Since its inception, WRCOG’s PACE Program has grown significantly and now includes 77% of California municipalities, making WRCOG the largest bond issuer of PACE in the United States.  One of the main reasons that the WRCOG program was such a success is that is was born out of collaboration.  When it was founded, other cities had also started individual PACE programs.  But the cities and county in Western Riverside came together and asked the COG to deliver a program across the region.  This allowed the WRCOG program to achieve an early economy of scale and had a lot to do with the future success of the program.

To date over 90,000 projects have been completed statewide, resulting in $2 billion of funding for California projects. PACE improvement projects range from solar panel installation, new windows and doors, roofing, landscaping, and much more. Collectively, PACE projects have succeeded to achieve the policy objectives and have profound estimated environmental impacts; 555 million gallons of water saved, $117 million in annual savings from installed improvements, and 222,221 tons of greenhouse gas emissions eliminated, the equivalent to removing the emissions of 40,000 vehicles each year.

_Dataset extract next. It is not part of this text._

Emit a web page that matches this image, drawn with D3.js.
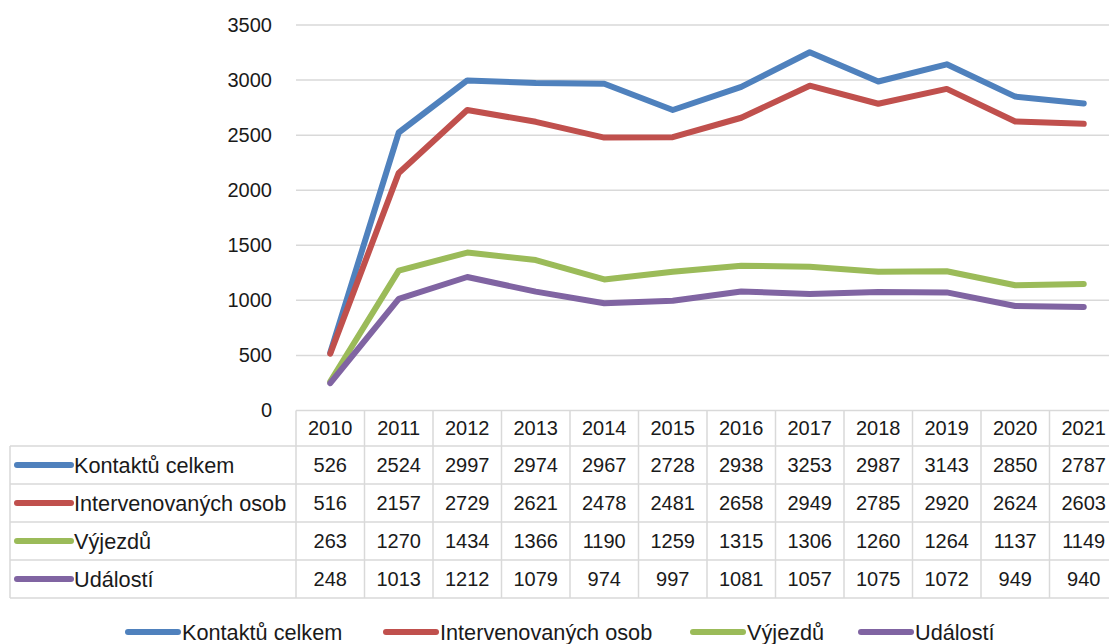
<!DOCTYPE html>
<html>
<head>
<meta charset="utf-8">
<script src="https://cdn.jsdelivr.net/npm/d3@7"></script>
<style>
  body { margin: 0; background: #fff; }
  text { font-family: "Liberation Sans", Arial, sans-serif; fill: #1a1a1a; }
</style>
</head>
<body>
<div id="chart"></div>
<script>
// Data
var years = ["2010", "2011", "2012", "2013", "2014", "2015", "2016", "2017", "2018", "2019", "2020", "2021"];
var seriesNames = ["Kontaktů celkem", "Intervenovaných osob", "Výjezdů", "Událostí"];
var kontakty = [526, 2524, 2997, 2974, 2967, 2728, 2938, 3253, 2987, 3143, 2850, 2787];
var intervenovane = [516, 2157, 2729, 2621, 2478, 2481, 2658, 2949, 2785, 2920, 2624, 2603];
var vyjezdy = [263, 1270, 1434, 1366, 1190, 1259, 1315, 1306, 1260, 1264, 1137, 1149];
var udalosti = [248, 1013, 1212, 1079, 974, 997, 1081, 1057, 1075, 1072, 949, 940];
var yTicks = [0, 500, 1000, 1500, 2000, 2500, 3000, 3500];

var colors = ["#4f81bd", "#c0504d", "#9bbb59", "#8064a2"];
var series = [kontakty, intervenovane, vyjezdy, udalosti];

var svgWidth = 1109;
var svgHeight = 644;

var svg = d3.select("#chart")
    .append("svg")
    .attr("width", svgWidth)
    .attr("height", svgHeight);

// scales
var x = d3.scaleBand()
    .domain(years)
    .range([296, 1118])
    .padding(0);

var y = d3.scaleLinear()
    .domain([0, 3500])
    .range([410.5, 25]);

var gridColor = "#d9d9d9";

// gridlines
svg.append("g").selectAll("line")
    .data(yTicks.filter(d => d > 0))
    .enter()
    .append("line")
    .attr("x1", 296)
    .attr("x2", 1118)
    .attr("y1", d => y(d))
    .attr("y2", d => y(d))
    .attr("stroke", gridColor)
    .attr("stroke-width", 1.5);

// y axis labels
var leftAxis = d3.axisLeft(y).tickValues(yTicks).tickFormat(d3.format("d")).tickSize(0).tickPadding(0);
var yAxis = svg.append("g")
    .attr("transform", "translate(272,0)")
    .call(leftAxis);
yAxis.select(".domain").remove();
yAxis.selectAll("text")
    .attr("font-size", "20px")
    .attr("font-family", "Liberation Sans, Arial, sans-serif")
    .attr("fill", "#1a1a1a");

// lines
var line = d3.line()
    .x((d, i) => x(years[i]) + x.bandwidth() / 2)
    .y(d => y(d));

svg.append("g").selectAll("path")
    .data(series)
    .enter()
    .append("path")
    .attr("d", d => line(d))
    .attr("fill", "none")
    .attr("stroke", (d, i) => colors[i])
    .attr("stroke-width", 6)
    .attr("stroke-linecap", "round")
    .attr("stroke-linejoin", "round");

// data table
var rowTop = 446;
var rowH = 38;
var tableBottom = rowTop + rowH * series.length;
var table = svg.append("g");

// header row top and row lines
table.append("line")
    .attr("x1", 296).attr("x2", 1118)
    .attr("y1", 410.5).attr("y2", 410.5)
    .attr("stroke", gridColor)
    .attr("stroke-width", 1.5);
table.selectAll(".hline")
    .data(d3.range(series.length + 1))
    .enter()
    .append("line")
    .attr("x1", 10).attr("x2", 1118)
    .attr("y1", d => rowTop + d * rowH)
    .attr("y2", d => rowTop + d * rowH)
    .attr("stroke", gridColor)
    .attr("stroke-width", 1.5);
table.append("line")
    .attr("x1", 10).attr("x2", 10)
    .attr("y1", rowTop).attr("y2", tableBottom)
    .attr("stroke", gridColor)
    .attr("stroke-width", 1.5);
table.selectAll(".vline")
    .data(years)
    .enter()
    .append("line")
    .attr("x1", d => x(d)).attr("x2", d => x(d))
    .attr("y1", 410.5).attr("y2", tableBottom)
    .attr("stroke", gridColor)
    .attr("stroke-width", 1.5);

// year header
table.selectAll(".year")
    .data(years)
    .enter()
    .append("text")
    .attr("x", d => x(d) + x.bandwidth() / 2)
    .attr("y", 428)
    .attr("text-anchor", "middle")
    .attr("dominant-baseline", "central")
    .attr("font-size", "20px")
    .text(d => d);

// series rows
series.forEach(function (vals, si) {
    var cy = rowTop + si * rowH + rowH / 2;
    table.append("line")
        .attr("x1", 17).attr("x2", 71)
        .attr("y1", cy).attr("y2", cy)
        .attr("stroke", colors[si])
        .attr("stroke-width", 6)
        .attr("stroke-linecap", "round");
    table.append("text")
        .attr("x", 74)
        .attr("y", cy)
        .attr("dominant-baseline", "central")
        .attr("font-size", "21.7px")
        .text(seriesNames[si]);
    table.selectAll(".v" + si)
        .data(vals)
        .enter()
        .append("text")
        .attr("x", (d, i) => x(years[i]) + x.bandwidth() / 2)
        .attr("y", cy)
        .attr("text-anchor", "middle")
        .attr("dominant-baseline", "central")
        .attr("font-size", "20px")
        .text(d => d);
});

// legend at bottom
var legendX = [125, 383, 690, 858];
var legend = svg.append("g");
seriesNames.forEach(function (name, i) {
    legend.append("line")
        .attr("x1", legendX[i] + 3).attr("x2", legendX[i] + 53)
        .attr("y1", 632).attr("y2", 632)
        .attr("stroke", colors[i])
        .attr("stroke-width", 6)
        .attr("stroke-linecap", "round");
    legend.append("text")
        .attr("x", legendX[i] + 57)
        .attr("y", 632)
        .attr("dominant-baseline", "central")
        .attr("font-size", "21.7px")
        .text(name);
});
</script>
</body>
</html>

Additionally, for each PACE project financed, WRCOG reinvests a portion of the administrative fee collected back into Western Riverside County. This has resulted in $12 million going to a variety of regional programs, including investment in WRCOG’s Public Service Fellowship Program that has provided over 50 local university students with career opportunities in the public sector. More than 80 projects aimed at improving the quality of life throughout member jurisdictions have also been funded.  WRCOG’s Grant Writing Assistance Program, also funded with PACE revenues, has secured $15 million in grants for projects related to improving the resiliency of infrastructure and diversifying transportation options throughout the region.  

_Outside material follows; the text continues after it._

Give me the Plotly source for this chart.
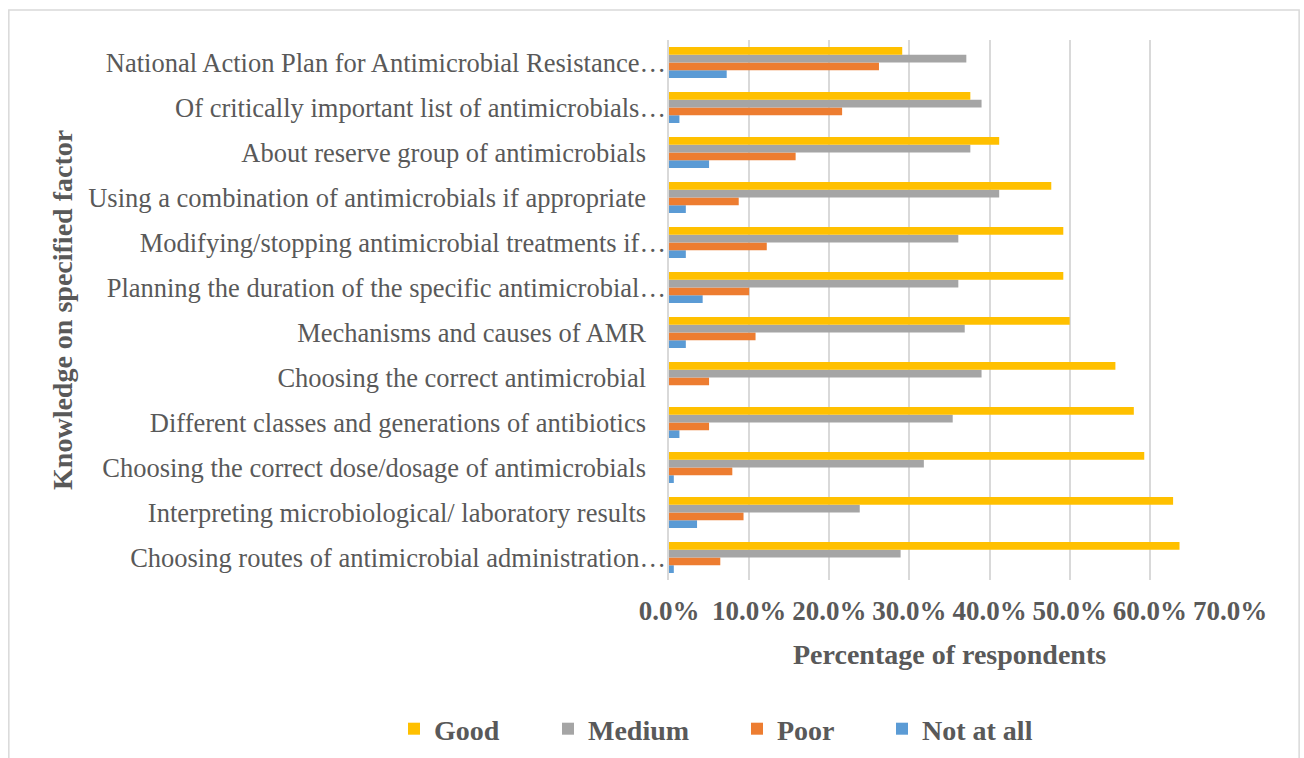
import plotly.graph_objects as go

# Knowledge items, listed bottom-to-top as they appear on the y axis
categories = [
    "Choosing routes of antimicrobial administration…",
    "Interpreting microbiological/ laboratory results",
    "Choosing the correct dose/dosage of antimicrobials",
    "Different classes and generations of antibiotics",
    "Choosing the correct antimicrobial",
    "Mechanisms and causes of AMR",
    "Planning the duration of the specific antimicrobial…",
    "Modifying/stopping antimicrobial treatments if…",
    "Using a combination of antimicrobials if appropriate",
    "About reserve group of antimicrobials",
    "Of critically important list of antimicrobials…",
    "National Action Plan for Antimicrobial Resistance…",
]

# Share of respondents (fraction) per knowledge level
good = [0.637, 0.629, 0.593, 0.580, 0.557, 0.500, 0.492, 0.492, 0.477, 0.412, 0.376, 0.291]
medium = [0.289, 0.238, 0.318, 0.354, 0.390, 0.369, 0.361, 0.361, 0.412, 0.376, 0.390, 0.371]
poor = [0.064, 0.093, 0.079, 0.050, 0.050, 0.108, 0.100, 0.122, 0.087, 0.158, 0.216, 0.262]
not_at_all = [0.006, 0.035, 0.006, 0.013, 0.0, 0.021, 0.042, 0.021, 0.021, 0.050, 0.013, 0.072]

x_ticks = [0, 0.1, 0.2, 0.3, 0.4, 0.5, 0.6, 0.7]
x_tick_labels = ["0.0%", "10.0%", "20.0%", "30.0%", "40.0%", "50.0%", "60.0%", "70.0%"]

SERIF = "Liberation Serif, Times New Roman, serif"
TEXT = "#595959"
W, H = 1304, 758


def pad(label):
    # labels without an ellipsis sit a little further from the axis
    return label if label.endswith("…") else label + "\u00a0\u00a0\u00a0"


y_labels = [pad(c) for c in categories]

fig = go.Figure()
# traces added bottom-up so "Good" is the top bar in each group;
# each series gets its own legend box so the entries can be spaced freely
series = [
    ("Not at all", not_at_all, "#5B9BD5", "legend4", 924),
    ("Poor", poor, "#ED7D31", "legend3", 779),
    ("Medium", medium, "#A5A5A5", "legend2", 590),
    ("Good", good, "#FFC000", "legend", 436),
]
legend_boxes = {}
for name, vals, color, leg, text_x in series:
    fig.add_trace(go.Bar(
        y=y_labels, x=vals, name=name, orientation="h",
        marker=dict(color=color, line=dict(width=0)),
        legend=leg, showlegend=True,
    ))
    legend_boxes[leg] = dict(
        orientation="h",
        x=(text_x - 42) / W, xanchor="left", xref="container",
        y=(H - 729) / H, yanchor="middle", yref="container",
        font=dict(size=28, family=SERIF, color=TEXT, weight="bold"),
        itemwidth=30, bgcolor="rgba(0,0,0,0)",
    )

fig.update_layout(
    width=W, height=H,
    showlegend=True,
    margin=dict(l=669, r=74, t=40, b=178, autoexpand=False),
    barmode="group",
    bargap=0.31,
    bargroupgap=0,
    paper_bgcolor="white",
    plot_bgcolor="white",
    font=dict(family=SERIF, color=TEXT),
    xaxis=dict(
        range=[0, 0.7],
        tickvals=x_ticks,
        ticktext=x_tick_labels,
        tickfont=dict(size=27, family=SERIF, color=TEXT, weight="bold"),
        showgrid=True, gridcolor="#D9D9D9", gridwidth=1.5,
        zeroline=False, showline=False, ticks="",
        ticklabelstandoff=12,
    ),
    yaxis=dict(
        tickfont=dict(size=26.5, family=SERIF, color=TEXT),
        showgrid=False, zeroline=False,
        showline=True, linecolor="#D9D9D9", linewidth=1.5,
        ticks="", ticklabelstandoff=-4,
    ),
    annotations=[
        dict(text="<b>Percentage of respondents</b>", xref="paper", yref="paper",
             x=0.5, y=-(654 - 580) / 540, xanchor="center", yanchor="middle",
             showarrow=False, font=dict(size=28, family=SERIF, color=TEXT)),
        dict(text="<b>Knowledge on specified factor</b>", xref="paper", yref="paper",
             x=(63 - 669) / 560, y=0.5, xanchor="center", yanchor="middle",
             textangle=-90, showarrow=False,
             font=dict(size=28, family=SERIF, color=TEXT)),
    ],
    shapes=[
        dict(type="rect", xref="paper", yref="paper",
             x0=(10 - 669) / 560, x1=(1298 - 669) / 560,
             y0=-(800 - 580) / 540, y1=(580 - 10) / 540,
             line=dict(color="#D9D9D9", width=1.5), fillcolor="rgba(0,0,0,0)",
             layer="below"),
    ],
    **legend_boxes,
)

fig.write_html("out.html")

Notwithstanding the benefits of PACE, there have been challenges, as can be imagined when a new program such as PACE comes around and involves, consumers, contractors, financing, the private sector and government. PACE Program providers are continually evolving their programs to improve consumer protections to make PACE not just a financing option, but one that is unparalleled when it comes to consumer experience and safeguards compared to other forms of financing.  WRCOG has set the pace for consumer protections and was the first bond issuer to develop and adopt consumer protection policies for its programs; many of these protections have since been adopted by the PACE industry and have been also been codified in statute, now applying to all PACE providers statewide.